Give the data below again exactly as it stands. Omit the pictures.

-=-=-=-=-

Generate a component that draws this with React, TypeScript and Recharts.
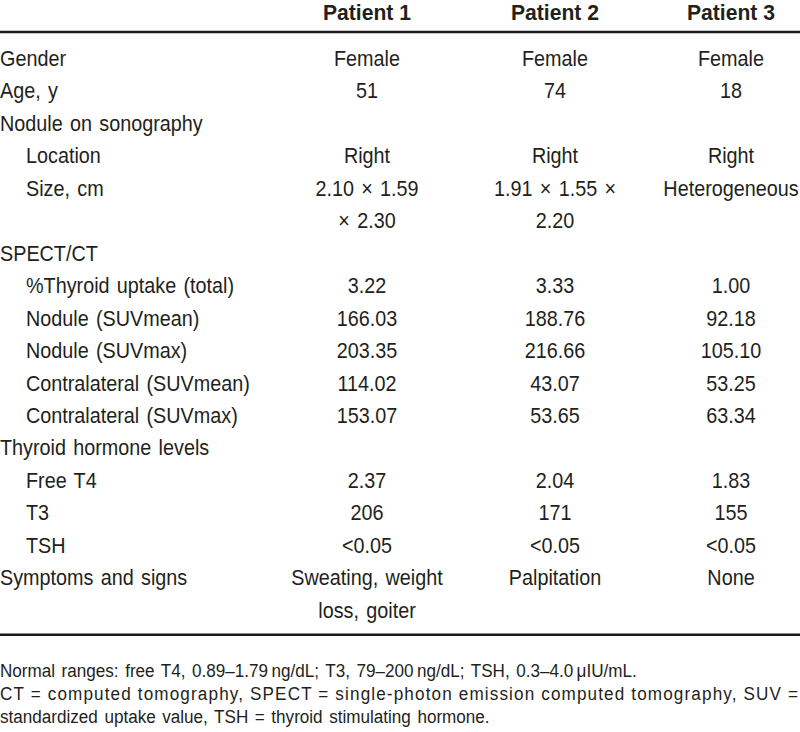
import React from "react";
import { ScatterChart, Scatter, XAxis, YAxis, ReferenceLine } from "recharts";

// ---- data ----
const headers = ["Patient 1", "Patient 2", "Patient 3"];

const rowLabels = [
  "Gender",
  "Age, y",
  "Nodule on sonography",
  "Location",
  "Size, cm",
  "SPECT/CT",
  "%Thyroid uptake (total)",
  "Nodule (SUVmean)",
  "Nodule (SUVmax)",
  "Contralateral (SUVmean)",
  "Contralateral (SUVmax)",
  "Thyroid hormone levels",
  "Free T4",
  "T3",
  "TSH",
  "Symptoms and signs",
];
const rowLevels = [0, 0, 0, 1, 1, 0, 1, 1, 1, 1, 1, 0, 1, 1, 1, 0];

const patient1 = [
  "Female", "51", "", "Right", "2.10 \u00d7 1.59|\u00d7 2.30", "",
  "3.22", "166.03", "203.35", "114.02", "153.07", "",
  "2.37", "206", "<0.05", "Sweating, weight|loss, goiter",
];
const patient2 = [
  "Female", "74", "", "Right", "1.91 \u00d7 1.55 \u00d7|2.20", "",
  "3.33", "188.76", "216.66", "43.07", "53.65", "",
  "2.04", "171", "<0.05", "Palpitation",
];
const patient3 = [
  "Female", "18", "", "Right", "Heterogeneous", "",
  "1.00", "92.18", "105.10", "53.25", "63.34", "",
  "1.83", "155", "<0.05", "None",
];

const footnotes = [
  "Normal ranges: free T4, 0.89\u20131.79\u2009ng/dL; T3, 79\u2013200\u2009ng/dL; TSH, 0.3\u20134.0\u2009\u03bcIU/mL.",
  "CT = computed tomography, SPECT = single-photon emission computed tomography, SUV =",
  "standardized uptake value, TSH = thyroid stimulating hormone.",
];
const footnoteJustified = [false, true, false];

// ---- layout ----
const W = 800;
const H = 732;
const COL_X = [0, 367, 555, 731];
const INDENT = 26;
const LINE_PX = 32.45;
const FIRST_BASE = 66;
const HEADER_LINE = -1.42;
const TOP_RULE = -1.05;
const BOTTOM_RULE = 17.53;
const FOOT_START = 18.83;
const FOOT_PITCH = 0.709;
const Y_MIN = -FIRST_BASE / LINE_PX;
const Y_MAX = (H - FIRST_BASE) / LINE_PX;
const TEXT = "#231f20";
const FONT = "'Liberation Sans', Arial, sans-serif";
const FOOT_SIZE = 19;
const FOOT_SX = 0.9;

type Cell = {
  x: number;
  y: number;
  text: string;
  anchor: "start" | "middle";
  kind: "head" | "body" | "foot";
  justify?: boolean;
};

function buildCells(): Cell[] {
  const cells: Cell[] = [];
  headers.forEach((h, i) =>
    cells.push({ x: COL_X[i + 1], y: HEADER_LINE, text: h, anchor: "middle", kind: "head" })
  );
  const cols = [patient1, patient2, patient3];
  let line = 0;
  rowLabels.forEach((label, r) => {
    cells.push({
      x: COL_X[0] + rowLevels[r] * INDENT,
      y: line,
      text: label,
      anchor: "start",
      kind: "body",
    });
    let maxLines = 1;
    cols.forEach((col, c) => {
      const parts = col[r] ? col[r].split("|") : [];
      maxLines = Math.max(maxLines, parts.length);
      parts.forEach((p, k) =>
        cells.push({ x: COL_X[c + 1], y: line + k, text: p, anchor: "middle", kind: "body" })
      );
    });
    line += maxLines;
  });
  footnotes.forEach((f, i) =>
    cells.push({
      x: 0,
      y: FOOT_START + i * FOOT_PITCH,
      text: f,
      anchor: "start",
      kind: "foot",
      justify: footnoteJustified[i],
    })
  );
  return cells;
}

const cells = buildCells();

const CellText = (props: any) => {
  const { cx, cy, payload } = props;
  const c: Cell = payload;
  if (c.kind === "foot") {
    return (
      <text
        transform={`translate(${cx},${cy}) scale(${FOOT_SX},1)`}
        x={0}
        y={0}
        fontFamily={FONT}
        fontSize={FOOT_SIZE}
        fill={TEXT}
        textAnchor="start"
        style={{ wordSpacing: c.justify ? 0 : 2 }}
        {...(c.justify ? { textLength: (W - 2) / FOOT_SX, lengthAdjust: "spacing" } : {})}
      >
        {c.text}
      </text>
    );
  }
  const bold = c.kind === "head";
  const sx = bold ? 0.96 : 0.9;
  return (
    <text
      transform={`translate(${cx},${cy}) scale(${sx},1)`}
      x={0}
      y={0}
      fontFamily={FONT}
      fontSize={22}
      fontWeight={bold ? 700 : 400}
      fill={TEXT}
      textAnchor={c.anchor}
      style={{ wordSpacing: bold ? 0 : 2 }}
    >
      {c.text}
    </text>
  );
};

export default function App() {
  return (
    <div style={{ position: "absolute", left: 0, top: 0, width: W, height: H, background: "#fff" }}>
      <ScatterChart width={W} height={H} margin={{ top: 0, right: 0, bottom: 0, left: 0 }}>
        <XAxis type="number" dataKey="x" domain={[0, W]} hide allowDataOverflow />
        <YAxis type="number" dataKey="y" domain={[Y_MIN, Y_MAX]} reversed hide allowDataOverflow />
        <ReferenceLine y={TOP_RULE} stroke="#1a1a1a" strokeWidth={2.5} />
        <ReferenceLine y={BOTTOM_RULE} stroke="#1a1a1a" strokeWidth={2.5} />
        <Scatter data={cells} shape={CellText} isAnimationActive={false} />
      </ScatterChart>
    </div>
  );
}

-=-=-=-=-

**Answer**.
Generate a component that draws this with React, TypeScript and Recharts.
import React from "react";
import { ScatterChart, Scatter, XAxis, YAxis, ReferenceLine } from "recharts";

// ---- data ----
const headers = ["Patient 1", "Patient 2", "Patient 3"];

const rowLabels = [
  "Gender",
  "Age, y",
  "Nodule on sonography",
  "Location",
  "Size, cm",
  "SPECT/CT",
  "%Thyroid uptake (total)",
  "Nodule (SUVmean)",
  "Nodule (SUVmax)",
  "Contralateral (SUVmean)",
  "Contralateral (SUVmax)",
  "Thyroid hormone levels",
  "Free T4",
  "T3",
  "TSH",
  "Symptoms and signs",
];
const rowLevels = [0, 0, 0, 1, 1, 0, 1, 1, 1, 1, 1, 0, 1, 1, 1, 0];

const patient1 = [
  "Female", "51", "", "Right", "2.10 \u00d7 1.59|\u00d7 2.30", "",
  "3.22", "166.03", "203.35", "114.02", "153.07", "",
  "2.37", "206", "<0.05", "Sweating, weight|loss, goiter",
];
const patient2 = [
  "Female", "74", "", "Right", "1.91 \u00d7 1.55 \u00d7|2.20", "",
  "3.33", "188.76", "216.66", "43.07", "53.65", "",
  "2.04", "171", "<0.05", "Palpitation",
];
const patient3 = [
  "Female", "18", "", "Right", "Heterogeneous", "",
  "1.00", "92.18", "105.10", "53.25", "63.34", "",
  "1.83", "155", "<0.05", "None",
];

const footnotes = [
  "Normal ranges: free T4, 0.89\u20131.79\u2009ng/dL; T3, 79\u2013200\u2009ng/dL; TSH, 0.3\u20134.0\u2009\u03bcIU/mL.",
  "CT = computed tomography, SPECT = single-photon emission computed tomography, SUV =",
  "standardized uptake value, TSH = thyroid stimulating hormone.",
];
const footnoteJustified = [false, true, false];

// ---- layout ----
const W = 800;
const H = 732;
const COL_X = [0, 367, 555, 731];
const INDENT = 26;
const LINE_PX = 32.45;
const FIRST_BASE = 66;
const HEADER_LINE = -1.42;
const TOP_RULE = -1.05;
const BOTTOM_RULE = 17.53;
const FOOT_START = 18.83;
const FOOT_PITCH = 0.709;
const Y_MIN = -FIRST_BASE / LINE_PX;
const Y_MAX = (H - FIRST_BASE) / LINE_PX;
const TEXT = "#231f20";
const FONT = "'Liberation Sans', Arial, sans-serif";
const FOOT_SIZE = 19;
const FOOT_SX = 0.9;

type Cell = {
  x: number;
  y: number;
  text: string;
  anchor: "start" | "middle";
  kind: "head" | "body" | "foot";
  justify?: boolean;
};

function buildCells(): Cell[] {
  const cells: Cell[] = [];
  headers.forEach((h, i) =>
    cells.push({ x: COL_X[i + 1], y: HEADER_LINE, text: h, anchor: "middle", kind: "head" })
  );
  const cols = [patient1, patient2, patient3];
  let line = 0;
  rowLabels.forEach((label, r) => {
    cells.push({
      x: COL_X[0] + rowLevels[r] * INDENT,
      y: line,
      text: label,
      anchor: "start",
      kind: "body",
    });
    let maxLines = 1;
    cols.forEach((col, c) => {
      const parts = col[r] ? col[r].split("|") : [];
      maxLines = Math.max(maxLines, parts.length);
      parts.forEach((p, k) =>
        cells.push({ x: COL_X[c + 1], y: line + k, text: p, anchor: "middle", kind: "body" })
      );
    });
    line += maxLines;
  });
  footnotes.forEach((f, i) =>
    cells.push({
      x: 0,
      y: FOOT_START + i * FOOT_PITCH,
      text: f,
      anchor: "start",
      kind: "foot",
      justify: footnoteJustified[i],
    })
  );
  return cells;
}

const cells = buildCells();

const CellText = (props: any) => {
  const { cx, cy, payload } = props;
  const c: Cell = payload;
  if (c.kind === "foot") {
    return (
      <text
        transform={`translate(${cx},${cy}) scale(${FOOT_SX},1)`}
        x={0}
        y={0}
        fontFamily={FONT}
        fontSize={FOOT_SIZE}
        fill={TEXT}
        textAnchor="start"
        style={{ wordSpacing: c.justify ? 0 : 2 }}
        {...(c.justify ? { textLength: (W - 2) / FOOT_SX, lengthAdjust: "spacing" } : {})}
      >
        {c.text}
      </text>
    );
  }
  const bold = c.kind === "head";
  const sx = bold ? 0.96 : 0.9;
  return (
    <text
      transform={`translate(${cx},${cy}) scale(${sx},1)`}
      x={0}
      y={0}
      fontFamily={FONT}
      fontSize={22}
      fontWeight={bold ? 700 : 400}
      fill={TEXT}
      textAnchor={c.anchor}
      style={{ wordSpacing: bold ? 0 : 2 }}
    >
      {c.text}
    </text>
  );
};

export default function App() {
  return (
    <div style={{ position: "absolute", left: 0, top: 0, width: W, height: H, background: "#fff" }}>
      <ScatterChart width={W} height={H} margin={{ top: 0, right: 0, bottom: 0, left: 0 }}>
        <XAxis type="number" dataKey="x" domain={[0, W]} hide allowDataOverflow />
        <YAxis type="number" dataKey="y" domain={[Y_MIN, Y_MAX]} reversed hide allowDataOverflow />
        <ReferenceLine y={TOP_RULE} stroke="#1a1a1a" strokeWidth={2.5} />
        <ReferenceLine y={BOTTOM_RULE} stroke="#1a1a1a" strokeWidth={2.5} />
        <Scatter data={cells} shape={CellText} isAnimationActive={false} />
      </ScatterChart>
    </div>
  );
}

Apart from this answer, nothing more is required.